■ **WHAT YOU WILL DO**: Search the records for "that". Copy every line where it appears.

■ **GIVEN DATA**:
------------------------------------

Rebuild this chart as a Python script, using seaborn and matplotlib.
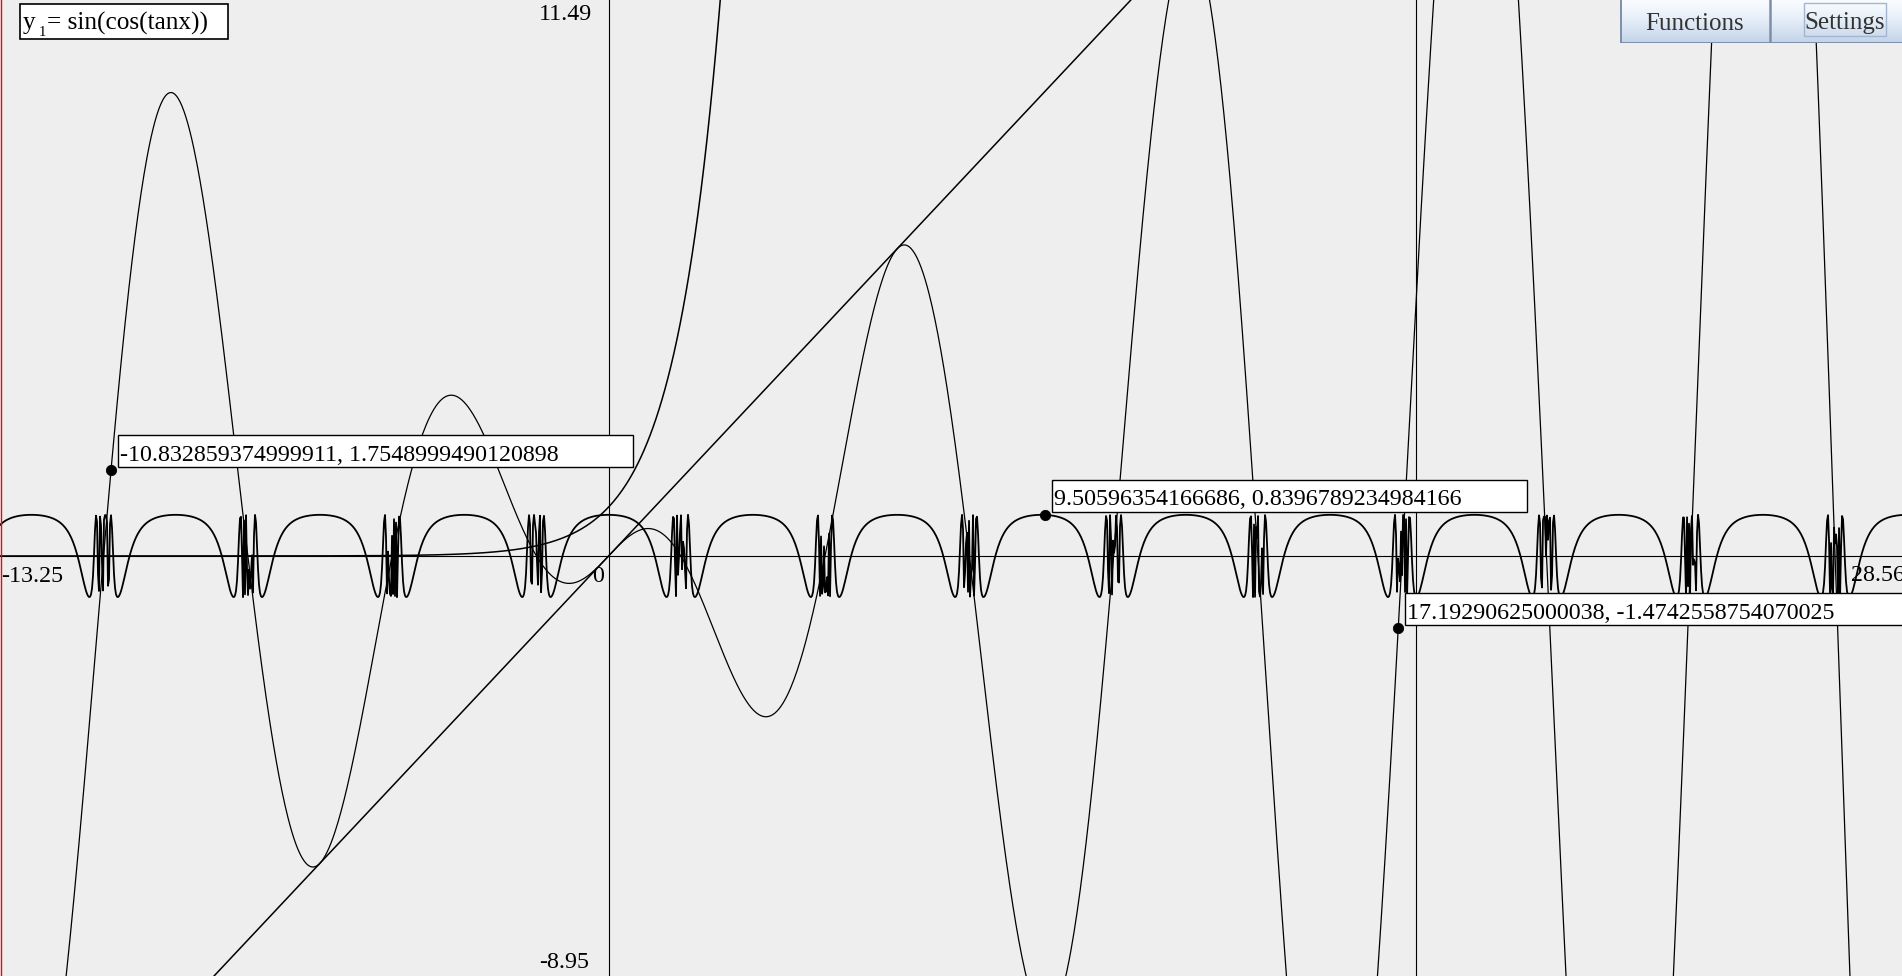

------------------------------------

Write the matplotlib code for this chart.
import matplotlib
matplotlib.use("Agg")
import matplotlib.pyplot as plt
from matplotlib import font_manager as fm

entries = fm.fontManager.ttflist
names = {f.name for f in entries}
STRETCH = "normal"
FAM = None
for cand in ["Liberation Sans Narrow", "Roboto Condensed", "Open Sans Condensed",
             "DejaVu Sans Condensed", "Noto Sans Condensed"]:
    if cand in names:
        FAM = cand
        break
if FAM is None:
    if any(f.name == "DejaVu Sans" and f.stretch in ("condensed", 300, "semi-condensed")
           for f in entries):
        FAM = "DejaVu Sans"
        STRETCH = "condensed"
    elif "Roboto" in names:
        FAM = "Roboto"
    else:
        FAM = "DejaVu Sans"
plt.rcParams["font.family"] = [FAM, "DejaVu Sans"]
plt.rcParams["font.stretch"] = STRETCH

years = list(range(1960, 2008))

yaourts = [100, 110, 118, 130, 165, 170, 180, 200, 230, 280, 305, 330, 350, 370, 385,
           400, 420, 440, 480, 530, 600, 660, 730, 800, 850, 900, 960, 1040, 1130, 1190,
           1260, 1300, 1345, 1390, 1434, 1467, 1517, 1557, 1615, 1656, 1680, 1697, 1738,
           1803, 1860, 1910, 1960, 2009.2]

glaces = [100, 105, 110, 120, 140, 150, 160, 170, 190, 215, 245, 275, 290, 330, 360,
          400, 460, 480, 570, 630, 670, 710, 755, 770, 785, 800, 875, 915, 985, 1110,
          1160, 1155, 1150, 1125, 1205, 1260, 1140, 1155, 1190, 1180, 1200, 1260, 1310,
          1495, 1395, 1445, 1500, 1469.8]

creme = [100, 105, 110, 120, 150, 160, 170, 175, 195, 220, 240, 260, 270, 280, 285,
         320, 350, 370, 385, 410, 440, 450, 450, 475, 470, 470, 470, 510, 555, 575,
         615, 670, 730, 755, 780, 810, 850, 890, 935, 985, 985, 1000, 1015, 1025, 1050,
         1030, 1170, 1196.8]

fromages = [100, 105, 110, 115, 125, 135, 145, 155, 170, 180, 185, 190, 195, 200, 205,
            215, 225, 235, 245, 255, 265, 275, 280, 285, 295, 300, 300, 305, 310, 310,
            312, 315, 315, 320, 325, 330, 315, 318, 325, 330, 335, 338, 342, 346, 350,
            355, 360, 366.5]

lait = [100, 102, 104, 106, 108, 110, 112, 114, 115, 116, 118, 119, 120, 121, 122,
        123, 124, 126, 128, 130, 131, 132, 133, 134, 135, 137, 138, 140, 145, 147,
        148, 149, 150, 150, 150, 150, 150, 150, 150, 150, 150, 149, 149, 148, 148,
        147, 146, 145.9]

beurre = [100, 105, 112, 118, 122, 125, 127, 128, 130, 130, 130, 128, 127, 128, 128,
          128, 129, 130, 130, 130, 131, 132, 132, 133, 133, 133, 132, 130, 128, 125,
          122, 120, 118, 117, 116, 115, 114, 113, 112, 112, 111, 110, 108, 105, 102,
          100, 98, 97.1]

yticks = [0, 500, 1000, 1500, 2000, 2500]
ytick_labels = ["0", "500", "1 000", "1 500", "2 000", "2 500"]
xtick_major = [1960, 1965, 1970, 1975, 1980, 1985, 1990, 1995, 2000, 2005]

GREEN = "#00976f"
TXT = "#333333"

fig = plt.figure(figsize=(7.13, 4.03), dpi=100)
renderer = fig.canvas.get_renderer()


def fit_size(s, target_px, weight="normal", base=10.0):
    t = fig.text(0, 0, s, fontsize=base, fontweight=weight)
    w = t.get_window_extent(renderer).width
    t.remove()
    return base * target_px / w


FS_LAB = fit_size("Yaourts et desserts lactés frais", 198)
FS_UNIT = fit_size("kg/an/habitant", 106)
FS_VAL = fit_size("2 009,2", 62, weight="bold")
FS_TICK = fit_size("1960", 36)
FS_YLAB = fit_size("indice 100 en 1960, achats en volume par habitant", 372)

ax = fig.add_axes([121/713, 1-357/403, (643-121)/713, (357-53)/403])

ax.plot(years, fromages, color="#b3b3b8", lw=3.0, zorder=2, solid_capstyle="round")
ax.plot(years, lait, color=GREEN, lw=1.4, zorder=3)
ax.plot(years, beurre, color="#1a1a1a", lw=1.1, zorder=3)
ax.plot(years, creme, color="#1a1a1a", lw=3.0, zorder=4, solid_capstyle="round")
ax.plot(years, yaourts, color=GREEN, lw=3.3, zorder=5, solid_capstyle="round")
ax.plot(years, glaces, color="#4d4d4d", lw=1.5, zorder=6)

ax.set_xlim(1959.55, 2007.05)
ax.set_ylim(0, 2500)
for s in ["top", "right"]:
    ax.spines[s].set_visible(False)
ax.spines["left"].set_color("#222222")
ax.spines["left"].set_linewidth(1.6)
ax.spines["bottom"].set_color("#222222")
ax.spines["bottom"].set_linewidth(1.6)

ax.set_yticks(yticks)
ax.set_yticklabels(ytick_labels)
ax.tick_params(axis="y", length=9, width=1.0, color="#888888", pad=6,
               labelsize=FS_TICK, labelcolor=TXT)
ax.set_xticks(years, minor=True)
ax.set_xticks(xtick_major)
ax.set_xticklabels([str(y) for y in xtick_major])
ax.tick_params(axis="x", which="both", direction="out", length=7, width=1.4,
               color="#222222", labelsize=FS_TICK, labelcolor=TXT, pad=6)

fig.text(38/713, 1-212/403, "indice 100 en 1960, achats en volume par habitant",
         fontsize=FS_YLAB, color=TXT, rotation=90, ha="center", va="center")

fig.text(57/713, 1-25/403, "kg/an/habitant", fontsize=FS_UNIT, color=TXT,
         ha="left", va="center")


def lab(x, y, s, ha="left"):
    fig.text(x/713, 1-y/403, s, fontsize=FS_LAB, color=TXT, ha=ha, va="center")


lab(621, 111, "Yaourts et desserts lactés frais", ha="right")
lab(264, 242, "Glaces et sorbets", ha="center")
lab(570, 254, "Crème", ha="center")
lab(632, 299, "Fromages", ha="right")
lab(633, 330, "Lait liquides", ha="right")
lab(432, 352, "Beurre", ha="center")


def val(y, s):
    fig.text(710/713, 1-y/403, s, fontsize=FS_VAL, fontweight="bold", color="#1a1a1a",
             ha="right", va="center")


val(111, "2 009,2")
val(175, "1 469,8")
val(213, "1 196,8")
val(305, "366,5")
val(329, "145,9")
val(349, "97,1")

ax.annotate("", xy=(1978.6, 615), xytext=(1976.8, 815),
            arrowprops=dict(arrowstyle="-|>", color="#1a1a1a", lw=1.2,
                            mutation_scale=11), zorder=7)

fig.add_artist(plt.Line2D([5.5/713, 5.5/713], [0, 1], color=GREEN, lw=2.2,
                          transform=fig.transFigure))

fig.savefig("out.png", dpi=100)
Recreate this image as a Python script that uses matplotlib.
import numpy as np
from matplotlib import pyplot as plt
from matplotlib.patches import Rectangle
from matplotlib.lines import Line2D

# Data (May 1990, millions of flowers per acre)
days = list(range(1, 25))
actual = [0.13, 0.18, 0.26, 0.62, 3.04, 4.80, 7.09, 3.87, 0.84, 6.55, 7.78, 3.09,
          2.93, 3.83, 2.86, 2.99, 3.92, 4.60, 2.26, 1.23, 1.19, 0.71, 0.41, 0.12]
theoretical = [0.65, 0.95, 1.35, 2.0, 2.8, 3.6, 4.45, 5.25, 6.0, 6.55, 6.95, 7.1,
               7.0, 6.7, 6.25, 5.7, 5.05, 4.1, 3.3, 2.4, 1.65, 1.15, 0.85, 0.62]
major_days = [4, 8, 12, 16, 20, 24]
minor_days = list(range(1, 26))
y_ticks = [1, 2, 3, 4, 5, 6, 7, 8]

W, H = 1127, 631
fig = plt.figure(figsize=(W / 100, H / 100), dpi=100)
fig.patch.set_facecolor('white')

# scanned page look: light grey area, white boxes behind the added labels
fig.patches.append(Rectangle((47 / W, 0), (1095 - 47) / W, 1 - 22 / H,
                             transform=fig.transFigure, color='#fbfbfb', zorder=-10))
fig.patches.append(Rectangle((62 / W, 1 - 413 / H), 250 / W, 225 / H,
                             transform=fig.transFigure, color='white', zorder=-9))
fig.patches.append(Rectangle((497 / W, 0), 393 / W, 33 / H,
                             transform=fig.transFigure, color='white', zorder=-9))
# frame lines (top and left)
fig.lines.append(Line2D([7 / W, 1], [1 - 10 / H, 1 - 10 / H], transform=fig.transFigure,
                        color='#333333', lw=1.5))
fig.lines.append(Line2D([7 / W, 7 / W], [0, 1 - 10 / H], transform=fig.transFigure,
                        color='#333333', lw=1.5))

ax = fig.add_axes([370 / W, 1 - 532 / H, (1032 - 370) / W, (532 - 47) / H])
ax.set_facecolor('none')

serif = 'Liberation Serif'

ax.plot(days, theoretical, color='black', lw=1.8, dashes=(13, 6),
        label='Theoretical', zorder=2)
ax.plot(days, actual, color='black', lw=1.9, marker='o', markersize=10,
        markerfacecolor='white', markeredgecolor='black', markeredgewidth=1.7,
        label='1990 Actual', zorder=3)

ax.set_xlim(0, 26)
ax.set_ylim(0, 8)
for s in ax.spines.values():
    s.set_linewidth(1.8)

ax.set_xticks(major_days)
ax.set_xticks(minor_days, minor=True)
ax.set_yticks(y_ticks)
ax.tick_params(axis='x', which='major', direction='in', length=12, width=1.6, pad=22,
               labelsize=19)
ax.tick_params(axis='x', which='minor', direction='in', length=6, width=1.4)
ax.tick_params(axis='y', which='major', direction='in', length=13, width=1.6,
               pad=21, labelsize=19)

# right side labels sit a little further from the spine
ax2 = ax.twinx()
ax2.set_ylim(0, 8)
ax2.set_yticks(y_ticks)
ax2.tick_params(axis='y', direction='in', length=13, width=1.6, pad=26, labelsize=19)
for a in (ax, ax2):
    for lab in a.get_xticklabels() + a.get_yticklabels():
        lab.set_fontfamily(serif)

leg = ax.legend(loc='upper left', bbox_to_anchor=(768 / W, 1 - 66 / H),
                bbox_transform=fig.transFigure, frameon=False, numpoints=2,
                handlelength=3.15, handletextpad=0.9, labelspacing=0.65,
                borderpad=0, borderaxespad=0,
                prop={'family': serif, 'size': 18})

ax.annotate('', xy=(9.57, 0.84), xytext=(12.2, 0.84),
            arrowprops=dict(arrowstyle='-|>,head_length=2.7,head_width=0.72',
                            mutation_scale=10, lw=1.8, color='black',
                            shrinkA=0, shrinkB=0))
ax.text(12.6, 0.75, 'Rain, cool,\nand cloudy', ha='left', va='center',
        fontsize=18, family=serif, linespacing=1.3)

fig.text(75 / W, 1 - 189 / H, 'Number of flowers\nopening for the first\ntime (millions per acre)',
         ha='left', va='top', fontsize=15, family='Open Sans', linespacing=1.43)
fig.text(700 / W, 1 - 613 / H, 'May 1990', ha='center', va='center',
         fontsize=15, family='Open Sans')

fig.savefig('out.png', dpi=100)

------------------------------------

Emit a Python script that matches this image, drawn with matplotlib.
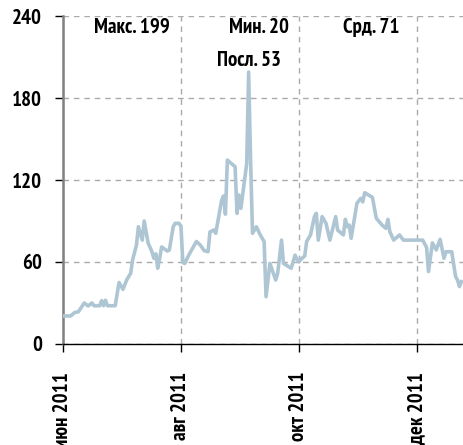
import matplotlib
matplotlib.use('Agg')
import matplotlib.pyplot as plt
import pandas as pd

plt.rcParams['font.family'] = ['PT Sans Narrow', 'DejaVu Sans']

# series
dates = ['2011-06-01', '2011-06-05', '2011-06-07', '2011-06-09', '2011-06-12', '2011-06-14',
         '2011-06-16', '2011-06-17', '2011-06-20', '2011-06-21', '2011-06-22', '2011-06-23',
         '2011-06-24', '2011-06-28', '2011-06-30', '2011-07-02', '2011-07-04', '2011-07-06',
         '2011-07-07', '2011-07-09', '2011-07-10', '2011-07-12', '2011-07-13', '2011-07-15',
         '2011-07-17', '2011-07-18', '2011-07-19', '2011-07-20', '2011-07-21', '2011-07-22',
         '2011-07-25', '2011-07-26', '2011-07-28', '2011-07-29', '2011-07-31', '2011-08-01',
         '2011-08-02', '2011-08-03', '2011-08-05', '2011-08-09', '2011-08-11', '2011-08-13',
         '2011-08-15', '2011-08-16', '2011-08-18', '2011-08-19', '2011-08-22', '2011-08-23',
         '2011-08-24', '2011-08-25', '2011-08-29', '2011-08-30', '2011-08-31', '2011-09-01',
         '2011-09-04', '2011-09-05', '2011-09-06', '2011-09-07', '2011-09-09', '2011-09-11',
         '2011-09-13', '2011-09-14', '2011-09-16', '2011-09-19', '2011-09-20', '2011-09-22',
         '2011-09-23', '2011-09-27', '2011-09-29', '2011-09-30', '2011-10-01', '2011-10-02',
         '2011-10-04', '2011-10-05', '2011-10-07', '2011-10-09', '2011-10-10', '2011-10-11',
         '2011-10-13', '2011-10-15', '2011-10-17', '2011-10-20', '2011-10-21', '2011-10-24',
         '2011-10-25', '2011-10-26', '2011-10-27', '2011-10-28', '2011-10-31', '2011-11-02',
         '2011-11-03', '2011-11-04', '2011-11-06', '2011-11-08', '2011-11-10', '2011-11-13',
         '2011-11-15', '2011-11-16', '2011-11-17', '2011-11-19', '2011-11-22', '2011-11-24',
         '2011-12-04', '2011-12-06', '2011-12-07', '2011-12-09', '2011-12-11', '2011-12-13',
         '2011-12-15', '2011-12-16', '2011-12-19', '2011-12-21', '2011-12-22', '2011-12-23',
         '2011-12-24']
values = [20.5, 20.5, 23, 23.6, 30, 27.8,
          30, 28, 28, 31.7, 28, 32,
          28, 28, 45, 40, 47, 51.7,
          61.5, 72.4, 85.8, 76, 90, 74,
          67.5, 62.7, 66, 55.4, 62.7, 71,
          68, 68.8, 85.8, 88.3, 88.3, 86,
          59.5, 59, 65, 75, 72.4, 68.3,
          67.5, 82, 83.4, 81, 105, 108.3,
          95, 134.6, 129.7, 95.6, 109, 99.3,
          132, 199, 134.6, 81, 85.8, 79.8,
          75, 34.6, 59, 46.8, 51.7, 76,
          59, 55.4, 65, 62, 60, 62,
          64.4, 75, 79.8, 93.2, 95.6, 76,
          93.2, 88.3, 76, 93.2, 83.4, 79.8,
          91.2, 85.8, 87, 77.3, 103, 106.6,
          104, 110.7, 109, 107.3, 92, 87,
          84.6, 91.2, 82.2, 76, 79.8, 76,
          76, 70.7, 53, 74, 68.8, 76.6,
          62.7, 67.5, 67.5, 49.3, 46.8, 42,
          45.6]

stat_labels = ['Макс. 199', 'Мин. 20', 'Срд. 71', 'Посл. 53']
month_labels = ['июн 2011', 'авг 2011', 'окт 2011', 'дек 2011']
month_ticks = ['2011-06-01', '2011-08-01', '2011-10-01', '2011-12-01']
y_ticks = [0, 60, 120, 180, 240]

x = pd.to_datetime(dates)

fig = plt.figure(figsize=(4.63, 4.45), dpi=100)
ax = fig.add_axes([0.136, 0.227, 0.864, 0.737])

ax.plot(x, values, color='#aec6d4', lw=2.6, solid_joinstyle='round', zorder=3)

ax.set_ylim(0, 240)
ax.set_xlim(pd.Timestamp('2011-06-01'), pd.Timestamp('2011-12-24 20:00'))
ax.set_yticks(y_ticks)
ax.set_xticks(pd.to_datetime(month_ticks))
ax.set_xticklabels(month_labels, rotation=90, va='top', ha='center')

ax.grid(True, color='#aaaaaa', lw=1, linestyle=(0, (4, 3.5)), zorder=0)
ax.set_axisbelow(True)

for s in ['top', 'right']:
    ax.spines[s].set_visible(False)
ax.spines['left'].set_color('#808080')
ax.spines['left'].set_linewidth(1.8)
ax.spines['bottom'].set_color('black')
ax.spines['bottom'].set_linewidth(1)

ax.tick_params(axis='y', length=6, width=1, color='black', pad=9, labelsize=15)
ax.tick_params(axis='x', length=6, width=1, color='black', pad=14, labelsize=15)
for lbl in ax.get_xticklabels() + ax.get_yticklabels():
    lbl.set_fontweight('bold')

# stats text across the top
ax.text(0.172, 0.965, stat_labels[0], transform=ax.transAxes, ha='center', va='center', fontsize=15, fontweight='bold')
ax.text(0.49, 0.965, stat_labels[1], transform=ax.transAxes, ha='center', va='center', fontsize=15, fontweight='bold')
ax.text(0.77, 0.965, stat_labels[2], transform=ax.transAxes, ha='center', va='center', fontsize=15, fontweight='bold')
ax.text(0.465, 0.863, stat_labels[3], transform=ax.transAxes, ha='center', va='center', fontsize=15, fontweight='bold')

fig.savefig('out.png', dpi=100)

------------------------------------

■ **TASK OUTPUT**:
Recreate this image as a Python script that uses matplotlib.
Emit a Python script that matches this image, drawn with matplotlib.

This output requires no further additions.